Extract the full listing verbatim and drop any pictures from your copy.

Source data ▸
##############################

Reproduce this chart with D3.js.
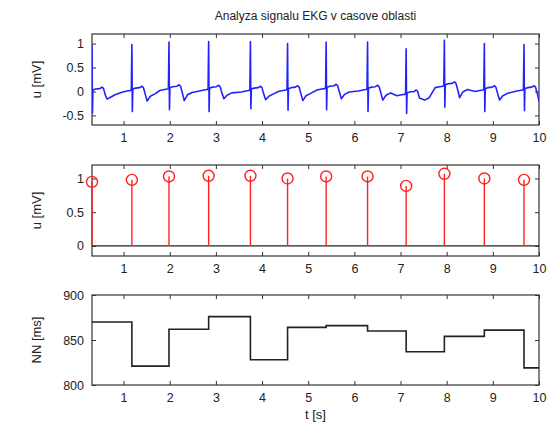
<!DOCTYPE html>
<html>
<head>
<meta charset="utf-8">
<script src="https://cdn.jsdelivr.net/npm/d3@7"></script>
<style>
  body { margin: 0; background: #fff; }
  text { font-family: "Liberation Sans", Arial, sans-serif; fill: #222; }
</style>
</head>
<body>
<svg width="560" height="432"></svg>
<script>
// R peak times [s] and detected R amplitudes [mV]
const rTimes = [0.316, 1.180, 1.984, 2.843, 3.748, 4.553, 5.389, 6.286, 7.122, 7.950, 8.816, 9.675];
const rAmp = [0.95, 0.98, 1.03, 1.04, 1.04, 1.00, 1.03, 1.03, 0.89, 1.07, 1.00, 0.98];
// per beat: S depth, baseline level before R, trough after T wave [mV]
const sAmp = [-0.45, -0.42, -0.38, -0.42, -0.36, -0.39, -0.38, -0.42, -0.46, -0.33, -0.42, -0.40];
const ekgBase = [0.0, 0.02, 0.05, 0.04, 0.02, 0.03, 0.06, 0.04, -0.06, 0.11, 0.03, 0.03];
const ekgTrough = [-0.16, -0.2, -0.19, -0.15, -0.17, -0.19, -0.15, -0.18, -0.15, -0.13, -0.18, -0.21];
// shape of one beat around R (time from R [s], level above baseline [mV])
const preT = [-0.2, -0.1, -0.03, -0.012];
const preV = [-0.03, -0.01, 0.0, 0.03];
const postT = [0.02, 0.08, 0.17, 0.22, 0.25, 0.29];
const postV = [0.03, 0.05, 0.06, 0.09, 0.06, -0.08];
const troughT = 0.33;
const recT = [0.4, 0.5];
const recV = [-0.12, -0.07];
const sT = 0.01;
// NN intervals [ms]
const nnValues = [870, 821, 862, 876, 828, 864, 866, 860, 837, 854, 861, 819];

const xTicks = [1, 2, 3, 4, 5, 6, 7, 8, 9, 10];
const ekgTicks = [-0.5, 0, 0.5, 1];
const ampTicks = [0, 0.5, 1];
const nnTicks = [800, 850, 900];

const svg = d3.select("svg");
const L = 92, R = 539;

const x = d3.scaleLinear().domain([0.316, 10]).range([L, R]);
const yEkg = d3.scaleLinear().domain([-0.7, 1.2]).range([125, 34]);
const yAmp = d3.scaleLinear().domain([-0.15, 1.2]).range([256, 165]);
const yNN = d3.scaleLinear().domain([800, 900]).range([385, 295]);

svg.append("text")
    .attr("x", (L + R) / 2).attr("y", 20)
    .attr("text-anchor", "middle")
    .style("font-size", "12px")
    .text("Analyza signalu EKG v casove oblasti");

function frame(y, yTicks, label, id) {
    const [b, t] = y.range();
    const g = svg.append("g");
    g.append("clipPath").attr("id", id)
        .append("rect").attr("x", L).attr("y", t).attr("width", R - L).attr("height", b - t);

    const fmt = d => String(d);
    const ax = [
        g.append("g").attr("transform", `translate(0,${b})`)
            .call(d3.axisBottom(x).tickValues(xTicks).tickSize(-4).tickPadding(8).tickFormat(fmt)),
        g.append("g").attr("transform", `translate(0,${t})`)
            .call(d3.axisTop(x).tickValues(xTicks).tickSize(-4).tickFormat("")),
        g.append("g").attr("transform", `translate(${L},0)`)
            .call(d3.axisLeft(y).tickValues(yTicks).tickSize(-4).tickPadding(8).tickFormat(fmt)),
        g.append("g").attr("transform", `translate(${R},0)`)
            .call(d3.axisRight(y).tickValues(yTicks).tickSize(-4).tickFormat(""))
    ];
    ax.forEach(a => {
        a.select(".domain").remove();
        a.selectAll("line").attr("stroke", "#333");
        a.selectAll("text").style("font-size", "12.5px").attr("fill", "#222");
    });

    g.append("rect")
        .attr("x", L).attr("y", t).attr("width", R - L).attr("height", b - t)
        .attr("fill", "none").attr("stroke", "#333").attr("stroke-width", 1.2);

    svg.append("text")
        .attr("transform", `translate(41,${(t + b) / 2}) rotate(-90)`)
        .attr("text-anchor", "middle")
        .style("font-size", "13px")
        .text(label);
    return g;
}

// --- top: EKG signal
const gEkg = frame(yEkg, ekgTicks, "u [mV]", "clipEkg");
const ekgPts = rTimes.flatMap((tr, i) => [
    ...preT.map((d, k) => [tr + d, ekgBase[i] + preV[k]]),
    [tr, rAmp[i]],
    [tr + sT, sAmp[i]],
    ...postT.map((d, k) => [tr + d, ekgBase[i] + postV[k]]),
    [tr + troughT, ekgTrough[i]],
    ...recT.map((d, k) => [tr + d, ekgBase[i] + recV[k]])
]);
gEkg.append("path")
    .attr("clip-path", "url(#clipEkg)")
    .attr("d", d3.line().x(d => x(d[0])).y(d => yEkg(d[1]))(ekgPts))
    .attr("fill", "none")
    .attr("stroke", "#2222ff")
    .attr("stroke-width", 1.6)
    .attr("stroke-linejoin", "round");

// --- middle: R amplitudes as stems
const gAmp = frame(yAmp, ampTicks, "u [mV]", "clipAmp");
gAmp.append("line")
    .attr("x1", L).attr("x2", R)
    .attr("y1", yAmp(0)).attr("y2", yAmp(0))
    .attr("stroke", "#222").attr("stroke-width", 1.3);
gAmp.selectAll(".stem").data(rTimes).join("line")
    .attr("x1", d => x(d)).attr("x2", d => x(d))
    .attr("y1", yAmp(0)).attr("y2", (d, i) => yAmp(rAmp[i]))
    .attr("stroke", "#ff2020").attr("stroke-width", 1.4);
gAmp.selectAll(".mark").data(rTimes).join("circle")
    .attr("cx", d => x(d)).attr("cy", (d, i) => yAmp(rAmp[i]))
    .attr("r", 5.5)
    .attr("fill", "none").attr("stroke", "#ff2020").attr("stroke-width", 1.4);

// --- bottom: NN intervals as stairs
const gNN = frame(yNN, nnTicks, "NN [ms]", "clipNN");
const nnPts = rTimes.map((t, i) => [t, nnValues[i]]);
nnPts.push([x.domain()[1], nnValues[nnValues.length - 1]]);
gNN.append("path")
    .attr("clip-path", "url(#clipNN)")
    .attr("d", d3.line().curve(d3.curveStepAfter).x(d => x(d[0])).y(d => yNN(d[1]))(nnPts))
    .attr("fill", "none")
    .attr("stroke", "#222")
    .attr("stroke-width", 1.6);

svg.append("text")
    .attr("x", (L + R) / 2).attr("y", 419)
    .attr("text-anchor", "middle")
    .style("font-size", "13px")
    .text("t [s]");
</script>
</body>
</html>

##############################

The answer ▸
Reproduce this chart with D3.js.
<!DOCTYPE html>
<html>
<head>
<meta charset="utf-8">
<script src="https://cdn.jsdelivr.net/npm/d3@7"></script>
<style>
  body { margin: 0; background: #fff; }
  text { font-family: "Liberation Sans", Arial, sans-serif; fill: #222; }
</style>
</head>
<body>
<svg width="560" height="432"></svg>
<script>
// R peak times [s] and detected R amplitudes [mV]
const rTimes = [0.316, 1.180, 1.984, 2.843, 3.748, 4.553, 5.389, 6.286, 7.122, 7.950, 8.816, 9.675];
const rAmp = [0.95, 0.98, 1.03, 1.04, 1.04, 1.00, 1.03, 1.03, 0.89, 1.07, 1.00, 0.98];
// per beat: S depth, baseline level before R, trough after T wave [mV]
const sAmp = [-0.45, -0.42, -0.38, -0.42, -0.36, -0.39, -0.38, -0.42, -0.46, -0.33, -0.42, -0.40];
const ekgBase = [0.0, 0.02, 0.05, 0.04, 0.02, 0.03, 0.06, 0.04, -0.06, 0.11, 0.03, 0.03];
const ekgTrough = [-0.16, -0.2, -0.19, -0.15, -0.17, -0.19, -0.15, -0.18, -0.15, -0.13, -0.18, -0.21];
// shape of one beat around R (time from R [s], level above baseline [mV])
const preT = [-0.2, -0.1, -0.03, -0.012];
const preV = [-0.03, -0.01, 0.0, 0.03];
const postT = [0.02, 0.08, 0.17, 0.22, 0.25, 0.29];
const postV = [0.03, 0.05, 0.06, 0.09, 0.06, -0.08];
const troughT = 0.33;
const recT = [0.4, 0.5];
const recV = [-0.12, -0.07];
const sT = 0.01;
// NN intervals [ms]
const nnValues = [870, 821, 862, 876, 828, 864, 866, 860, 837, 854, 861, 819];

const xTicks = [1, 2, 3, 4, 5, 6, 7, 8, 9, 10];
const ekgTicks = [-0.5, 0, 0.5, 1];
const ampTicks = [0, 0.5, 1];
const nnTicks = [800, 850, 900];

const svg = d3.select("svg");
const L = 92, R = 539;

const x = d3.scaleLinear().domain([0.316, 10]).range([L, R]);
const yEkg = d3.scaleLinear().domain([-0.7, 1.2]).range([125, 34]);
const yAmp = d3.scaleLinear().domain([-0.15, 1.2]).range([256, 165]);
const yNN = d3.scaleLinear().domain([800, 900]).range([385, 295]);

svg.append("text")
    .attr("x", (L + R) / 2).attr("y", 20)
    .attr("text-anchor", "middle")
    .style("font-size", "12px")
    .text("Analyza signalu EKG v casove oblasti");

function frame(y, yTicks, label, id) {
    const [b, t] = y.range();
    const g = svg.append("g");
    g.append("clipPath").attr("id", id)
        .append("rect").attr("x", L).attr("y", t).attr("width", R - L).attr("height", b - t);

    const fmt = d => String(d);
    const ax = [
        g.append("g").attr("transform", `translate(0,${b})`)
            .call(d3.axisBottom(x).tickValues(xTicks).tickSize(-4).tickPadding(8).tickFormat(fmt)),
        g.append("g").attr("transform", `translate(0,${t})`)
            .call(d3.axisTop(x).tickValues(xTicks).tickSize(-4).tickFormat("")),
        g.append("g").attr("transform", `translate(${L},0)`)
            .call(d3.axisLeft(y).tickValues(yTicks).tickSize(-4).tickPadding(8).tickFormat(fmt)),
        g.append("g").attr("transform", `translate(${R},0)`)
            .call(d3.axisRight(y).tickValues(yTicks).tickSize(-4).tickFormat(""))
    ];
    ax.forEach(a => {
        a.select(".domain").remove();
        a.selectAll("line").attr("stroke", "#333");
        a.selectAll("text").style("font-size", "12.5px").attr("fill", "#222");
    });

    g.append("rect")
        .attr("x", L).attr("y", t).attr("width", R - L).attr("height", b - t)
        .attr("fill", "none").attr("stroke", "#333").attr("stroke-width", 1.2);

    svg.append("text")
        .attr("transform", `translate(41,${(t + b) / 2}) rotate(-90)`)
        .attr("text-anchor", "middle")
        .style("font-size", "13px")
        .text(label);
    return g;
}

// --- top: EKG signal
const gEkg = frame(yEkg, ekgTicks, "u [mV]", "clipEkg");
const ekgPts = rTimes.flatMap((tr, i) => [
    ...preT.map((d, k) => [tr + d, ekgBase[i] + preV[k]]),
    [tr, rAmp[i]],
    [tr + sT, sAmp[i]],
    ...postT.map((d, k) => [tr + d, ekgBase[i] + postV[k]]),
    [tr + troughT, ekgTrough[i]],
    ...recT.map((d, k) => [tr + d, ekgBase[i] + recV[k]])
]);
gEkg.append("path")
    .attr("clip-path", "url(#clipEkg)")
    .attr("d", d3.line().x(d => x(d[0])).y(d => yEkg(d[1]))(ekgPts))
    .attr("fill", "none")
    .attr("stroke", "#2222ff")
    .attr("stroke-width", 1.6)
    .attr("stroke-linejoin", "round");

// --- middle: R amplitudes as stems
const gAmp = frame(yAmp, ampTicks, "u [mV]", "clipAmp");
gAmp.append("line")
    .attr("x1", L).attr("x2", R)
    .attr("y1", yAmp(0)).attr("y2", yAmp(0))
    .attr("stroke", "#222").attr("stroke-width", 1.3);
gAmp.selectAll(".stem").data(rTimes).join("line")
    .attr("x1", d => x(d)).attr("x2", d => x(d))
    .attr("y1", yAmp(0)).attr("y2", (d, i) => yAmp(rAmp[i]))
    .attr("stroke", "#ff2020").attr("stroke-width", 1.4);
gAmp.selectAll(".mark").data(rTimes).join("circle")
    .attr("cx", d => x(d)).attr("cy", (d, i) => yAmp(rAmp[i]))
    .attr("r", 5.5)
    .attr("fill", "none").attr("stroke", "#ff2020").attr("stroke-width", 1.4);

// --- bottom: NN intervals as stairs
const gNN = frame(yNN, nnTicks, "NN [ms]", "clipNN");
const nnPts = rTimes.map((t, i) => [t, nnValues[i]]);
nnPts.push([x.domain()[1], nnValues[nnValues.length - 1]]);
gNN.append("path")
    .attr("clip-path", "url(#clipNN)")
    .attr("d", d3.line().curve(d3.curveStepAfter).x(d => x(d[0])).y(d => yNN(d[1]))(nnPts))
    .attr("fill", "none")
    .attr("stroke", "#222")
    .attr("stroke-width", 1.6);

svg.append("text")
    .attr("x", (L + R) / 2).attr("y", 419)
    .attr("text-anchor", "middle")
    .style("font-size", "13px")
    .text("t [s]");
</script>
</body>
</html>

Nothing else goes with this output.